Der Run durch die Stadt kommt langsam zum Erliegen. Nun erscheint die Schlange Atlanta (Diana Schnürpel) mit ausgeprägt ariosen Melodien, in denen sie großartige die Überwältigungskraft einer bis in die höchsten Höhen durchdringenden Opernstimme ausspielt, obwohl in der zweite Vorstellung eine Ansage für sie gemacht wurde, dass sie sich stark erkältet habe. Aber wirklich beeindruckend schlängelte sie sich in der dritten Oktave nahezu durch das Stück. Es ist mehr oder weniger die einzige Stimme, die opernhaft geführt wurde, wenn auch Opernkenner sofort merken, dass es fast an eine Unmöglichkeit grenzt, wie die Partie angelegt ist. Nicht zu Unrecht erhielt sie als einzige Sängerin sowohl bei der Premiere als auch bei der leider recht leeren Vorstellung am gestrigen Abend großen Beifall und einige Bravos. Die Schlange Atlanta führt Brahma durch den Dschungel und zu einem Tempel, nachdem ihre Versuche Brahma in die Obhut der Ameise oder Hunde zu geben misslingen. Nebenbei schafft sie es auch noch mit ihrem Instinkt einen Affen zubeißen, so dass er ihrem Gift erliegt. Aus Versehen halt und sie bittet etwas verschämt um Entschuldigung.
Atlanta umschlingt Brahma ©Ingo Hoehn
Die Handlung wird nun ungemein komplexer, so dass ich an dieser Stelle nur grob weiter hierauf eingehen kann. Für die übrigen Rollen entscheidet sich Renggli für ausgeprägten Sprachgesang. Dieser bringt handfeste Komik ins Spiel wie bei dem gefiederten Menschen (Hubert Wild), der in dieser Rolle seine Counterlage und in seiner Rolle als Hund seinen Bariton einsetzt. Hubert Wild zu erleben, ist immer wieder ein großer Genuß. Seine Träume, einmal zu fliegen, werden erfüllt, weil Brahma die Vögel darum bittet, obwohl er sie zuvor nicht beschützen konnte. Sie wurde vom roten Baron (Vuyani Mlinde) gefangen genommen. Mit seinem Bass verhöhnt er alle. So kommt es wie es kommen muss, wenn seine Leibwächterin (Sarah Alexandra Hudarew) mit einer Pistole mit Schalldämpfer ihn erschießt, auch weil sie es einfach satthat, sich immer von ihrem Chef diskriminieren zu lassen. Ihr Gesang erinnert Hip Hop, auf den sich Renggli unter anderem beruft. So entkommt Brahma ein weiteres Mal einer Katastrophe. Ein weiteres Mal flieht Brahma nun mit der Leibwächterin in den Dschungel.

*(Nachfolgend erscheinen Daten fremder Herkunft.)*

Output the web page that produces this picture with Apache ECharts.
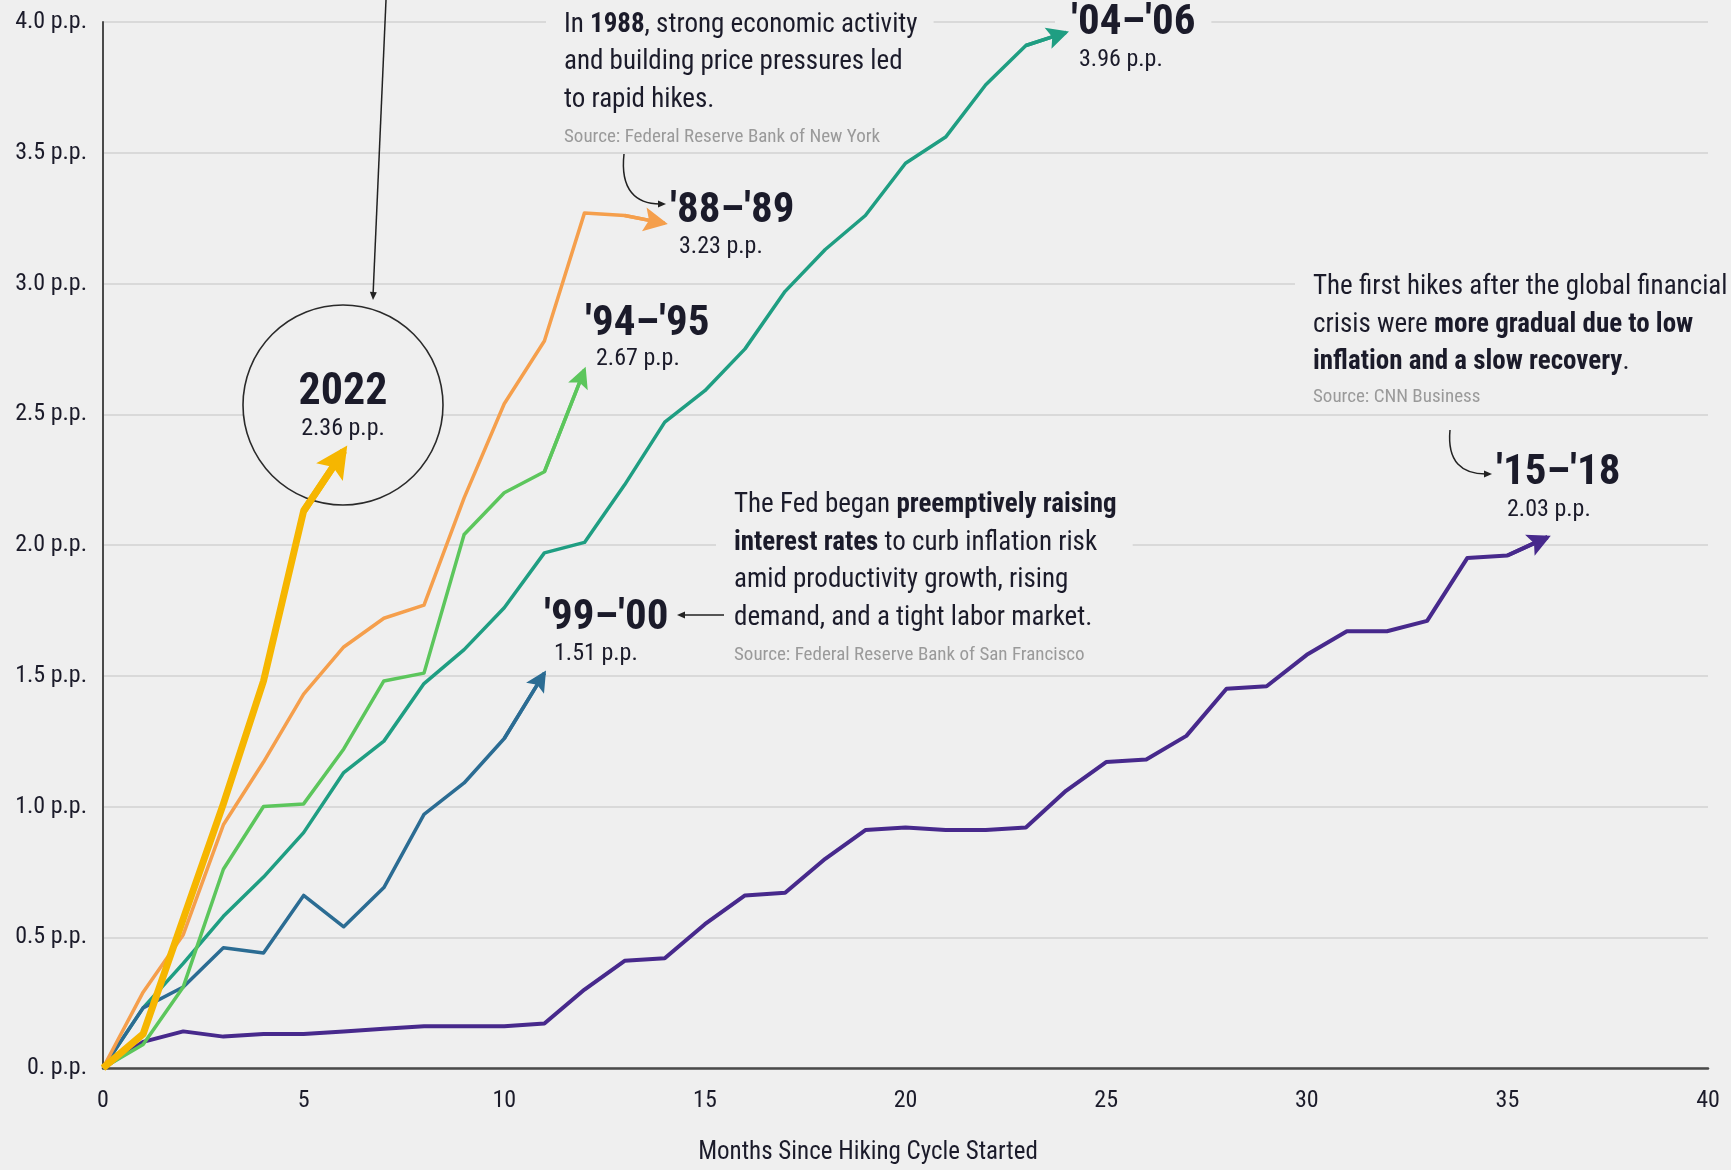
<!DOCTYPE html>
<html>
<head>
<meta charset="utf-8">
<script src="https://cdn.jsdelivr.net/npm/echarts@6/dist/echarts.min.js"></script>
<style>
html,body{margin:0;padding:0;background:#efefef;}
#chart{width:1731px;height:1170px;}
</style>
</head>
<body>
<div id="chart"></div>
<script>
// ---- data (percentage-point change in fed funds rate by month since cycle start) ----
const xTicks = [0, 5, 10, 15, 20, 25, 30, 35, 40];
const yTicks = [0, 0.5, 1.0, 1.5, 2.0, 2.5, 3.0, 3.5, 4.0];
const seriesNames = ["2022", "'88–'89", "'94–'95", "'99–'00", "'04–'06", "'15–'18"];
const endLabels = ["2.36 p.p.", "3.23 p.p.", "2.67 p.p.", "1.51 p.p.", "3.96 p.p.", "2.03 p.p."];
const s2022 = [0, 0.13, 0.57, 1.01, 1.48, 2.13, 2.36];
const s8889 = [0, 0.29, 0.51, 0.93, 1.17, 1.43, 1.61, 1.72, 1.77, 2.18, 2.54, 2.78, 3.27, 3.26, 3.23];
const s9495 = [0, 0.09, 0.31, 0.76, 1.00, 1.01, 1.22, 1.48, 1.51, 2.04, 2.20, 2.28, 2.67];
const s9900 = [0, 0.23, 0.31, 0.46, 0.44, 0.66, 0.54, 0.69, 0.97, 1.09, 1.26, 1.51];
const s0406 = [0, 0.23, 0.40, 0.58, 0.73, 0.90, 1.13, 1.25, 1.47, 1.60, 1.76, 1.97, 2.01, 2.23, 2.47, 2.59, 2.75, 2.97, 3.13, 3.26, 3.46, 3.56, 3.76, 3.91, 3.96];
const s1518 = [0, 0.10, 0.14, 0.12, 0.13, 0.13, 0.14, 0.15, 0.16, 0.16, 0.16, 0.17, 0.30, 0.41, 0.42, 0.55, 0.66, 0.67, 0.80, 0.91, 0.92, 0.91, 0.91, 0.92, 1.06, 1.17, 1.18, 1.27, 1.45, 1.46, 1.58, 1.67, 1.67, 1.71, 1.95, 1.96, 2.03];

// ---- styling ----
const BG = '#efefef';
const FONT = "'Roboto Condensed','Open Sans',sans-serif";
const DARK = '#1b1b2a';
const GREY = '#9a9a9a';
const ARROW = 'path://M50,0 L100,100 L50,80 L0,100 Z';

const chart = echarts.init(document.getElementById('chart'), null, {renderer: 'canvas'});

function toPairs(arr) { return arr.map((v, i) => [i, v]); }

function lineSeries(name, arr, color, width, z, arrowSize) {
  const n = arr.length;
  return {
    name: name,
    type: 'line',
    data: toPairs(arr),
    showSymbol: false,
    symbol: 'none',
    z: z,
    silent: true,
    animation: false,
    lineStyle: {color: color, width: width, join: 'round', cap: 'butt'},
    markLine: {
      silent: true,
      animation: false,
      symbol: ['none', ARROW],
      symbolSize: [arrowSize, arrowSize],
      symbolOffset: [0, [0, arrowSize / 2 - width * 0.9]],
      label: {show: false},
      emphasis: {disabled: true},
      lineStyle: {color: color, width: width, type: 'solid', opacity: 1, cap: 'butt'},
      data: [[{coord: [n - 2, arr[n - 2]]}, {coord: [n - 1, arr[n - 1]]}]]
    }
  };
}

function head(x1, y1, x2, y2, len, halfW) {
  const dx = x2 - x1, dy = y2 - y1;
  const L = Math.sqrt(dx * dx + dy * dy);
  const ux = dx / L, uy = dy / L;
  const bx = x2 - ux * len, by = y2 - uy * len;
  return {
    type: 'polygon', z: 5,
    shape: {points: [[x2, y2], [bx - uy * halfW, by + ux * halfW], [bx + uy * halfW, by - ux * halfW]]},
    style: {fill: '#222'}
  };
}

function txt(x, y, text, size, weight, color, align, extra) {
  return {
    type: 'text', z: 1,
    style: Object.assign({
      x: x, y: y, text: text,
      font: weight + ' ' + size + 'px ' + FONT,
      fill: color, align: align || 'left', verticalAlign: 'middle',
      backgroundColor: BG, padding: [0, 14]
    }, extra || {})
  };
}

const bodyRich = {
  b: {font: 'bold 27px ' + FONT, fill: DARK, lineHeight: 37.5}
};

function block(x, top, text) {
  return {
    type: 'text', z: 1,
    style: {
      x: x, y: top, text: text,
      font: 'normal 27px ' + FONT, fill: DARK,
      align: 'left', verticalAlign: 'top', lineHeight: 37.5,
      rich: bodyRich, backgroundColor: BG, padding: [0, 16, 0, 18]
    }
  };
}

function source(x, y, text) {
  return txt(x, y, text, 19, 'normal', GREY, 'left', {lineHeight: 22, padding: [0, 16, 0, 18]});
}

const graphics = [
  // 2022 circle
  {type: 'circle', z: 1, shape: {cx: 343, cy: 405, r: 100}, style: {fill: BG, stroke: 'none'}},
  {type: 'circle', z: 6, shape: {cx: 343, cy: 405, r: 100}, style: {fill: 'none', stroke: '#2a2a2a', lineWidth: 1.6}},
  // pointer from the top into the circle
  {type: 'line', z: 5, shape: {x1: 386, y1: 0, x2: 373, y2: 296}, style: {stroke: '#222', lineWidth: 1.5}},
  head(386, 0, 373, 300, 8, 3.5),

  // curved pointer NY -> '88-'89
  {type: 'bezierCurve', z: 5, shape: {x1: 624, y1: 154, cpx1: 620, cpy1: 190, cpx2: 636, cpy2: 204, x2: 660, y2: 204}, style: {stroke: '#222', lineWidth: 1.5, fill: 'none'}},
  head(650, 204, 666, 204, 8, 3.5),
  // curved pointer CNN -> '15-'18
  {type: 'bezierCurve', z: 5, shape: {x1: 1450, y1: 430, cpx1: 1447, cpy1: 462, cpx2: 1462, cpy2: 474, x2: 1486, y2: 474}, style: {stroke: '#222', lineWidth: 1.5, fill: 'none'}},
  head(1476, 474, 1492, 474, 8, 3.5),
  // straight pointer Fed -> '99-'00
  {type: 'line', z: 5, shape: {x1: 724, y1: 615, x2: 684, y2: 615}, style: {stroke: '#222', lineWidth: 1.5}},
  head(700, 615, 677, 615, 8, 3.5),

  // annotation blocks
  block(546, 6, 'In {b|1988}, strong economic activity\nand building price pressures led\nto rapid hikes.'),
  source(546, 137, 'Source: Federal Reserve Bank of New York'),
  block(716, 486.5, 'The Fed began {b|preemptively raising}\n{b|interest rates} to curb inflation risk\namid productivity growth, rising\ndemand, and a tight labor market.'),
  source(716, 655, 'Source: Federal Reserve Bank of San Francisco'),
  block(1295, 268.5, 'The first hikes after the global financial\ncrisis were {b|more gradual due to low}\n{b|inflation and a slow recovery}.'),
  source(1295, 397.5, 'Source: CNN Business'),

  // series labels
  txt(1055, 23, seriesNames[4], 43, 'bold', DARK, 'left', {padding: [0, 16]}),
  txt(1065, 60, endLabels[4], 24, 'normal', DARK, 'left', {backgroundColor: 'transparent'}),
  txt(656, 211, seriesNames[1], 43, 'bold', DARK),
  txt(665, 247, endLabels[1], 24, 'normal', DARK, 'left', {backgroundColor: 'transparent'}),
  txt(571, 324, seriesNames[2], 43, 'bold', DARK),
  txt(582, 359, endLabels[2], 24, 'normal', DARK, 'left', {backgroundColor: 'transparent'}),
  txt(530, 618, seriesNames[3], 43, 'bold', DARK, 'left', {backgroundColor: 'transparent'}),
  txt(540, 654, endLabels[3], 24, 'normal', DARK, 'left', {backgroundColor: 'transparent'}),
  txt(1482, 473, seriesNames[5], 43, 'bold', DARK, 'left', {backgroundColor: 'transparent'}),
  txt(1493, 510, endLabels[5], 24, 'normal', DARK, 'left', {backgroundColor: 'transparent'}),
  txt(343, 393, seriesNames[0], 44, 'bold', DARK, 'center', {backgroundColor: 'transparent', padding: 0}),
  txt(343, 429, endLabels[0], 24, 'normal', DARK, 'center', {backgroundColor: 'transparent', padding: 0}),

  // x axis title
  txt(868, 1153, 'Months Since Hiking Cycle Started', 25, 'normal', DARK, 'center', {backgroundColor: 'transparent', padding: 0})
];

const option = {
  backgroundColor: BG,
  animation: false,
  grid: {left: 103, right: 23, top: 22, bottom: 102, containLabel: false},
  xAxis: {
    type: 'value', min: 0, max: 40, interval: 5,
    axisLine: {show: true, onZero: false, lineStyle: {color: '#4a4a4a', width: 2.5}},
    axisTick: {show: false},
    splitLine: {show: false},
    axisLabel: {
      margin: 21, fontFamily: FONT, fontSize: 24, color: DARK,
      formatter: v => xTicks.includes(v) ? String(v) : ''
    }
  },
  yAxis: {
    type: 'value', min: 0, max: 4, interval: 0.5,
    axisLine: {show: true, lineStyle: {color: '#4a4a4a', width: 2}},
    axisTick: {show: false},
    splitLine: {show: true, lineStyle: {color: '#d2d2d2', width: 1.5}},
    axisLabel: {
      margin: 16, fontFamily: FONT, fontSize: 24, color: DARK,
      formatter: v => yTicks.includes(v) ? (v === 0 ? '0. p.p.' : v.toFixed(1) + ' p.p.') : ''
    }
  },
  series: [
    lineSeries(seriesNames[5], s1518, '#47298c', 4, 2, 23),
    lineSeries(seriesNames[4], s0406, '#1f9e82', 3.5, 3, 22),
    lineSeries(seriesNames[3], s9900, '#2b6c93', 3.5, 4, 21),
    lineSeries(seriesNames[2], s9495, '#5cc65c', 3.5, 5, 21),
    lineSeries(seriesNames[1], s8889, '#f59f4c', 3.5, 6, 24),
    lineSeries(seriesNames[0], s2022, '#f6b600', 7, 7, 32)
  ],
  graphic: {elements: graphics}
};
chart.setOption(option);
</script>
</body>
</html>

Zwischenzeitlich ist Brahma wieder zu Kräften gekommen, so dass die nicht mehr gefiederte Mensch und die sich versteckende Leibwächterin Brahma drängen, ihr noch junges Leben in der Stadt und Zivilisation zu suchen. Brahma lässt sich überreden und sucht das Haus des toten roten Barons, wo sie auf seinen nunmehr ohne seinen Vater hilflosen Sohn trifft, der ihr eine Tasche mit Geld gibt. So endet die Erzählung mit einem Anfang, den wir uns selbst weitererzählen können.
Das ganze Stück fesselt das Publikum in cineastischer Manier und so ist es auch großartig. Mehr bedarf es für einen guten aber auch nachdenklichen Abend nicht. Es gibt noch viele Möglichkeiten, das Stück sich anzuschauen. Es lohn sich wirklich und für jeden.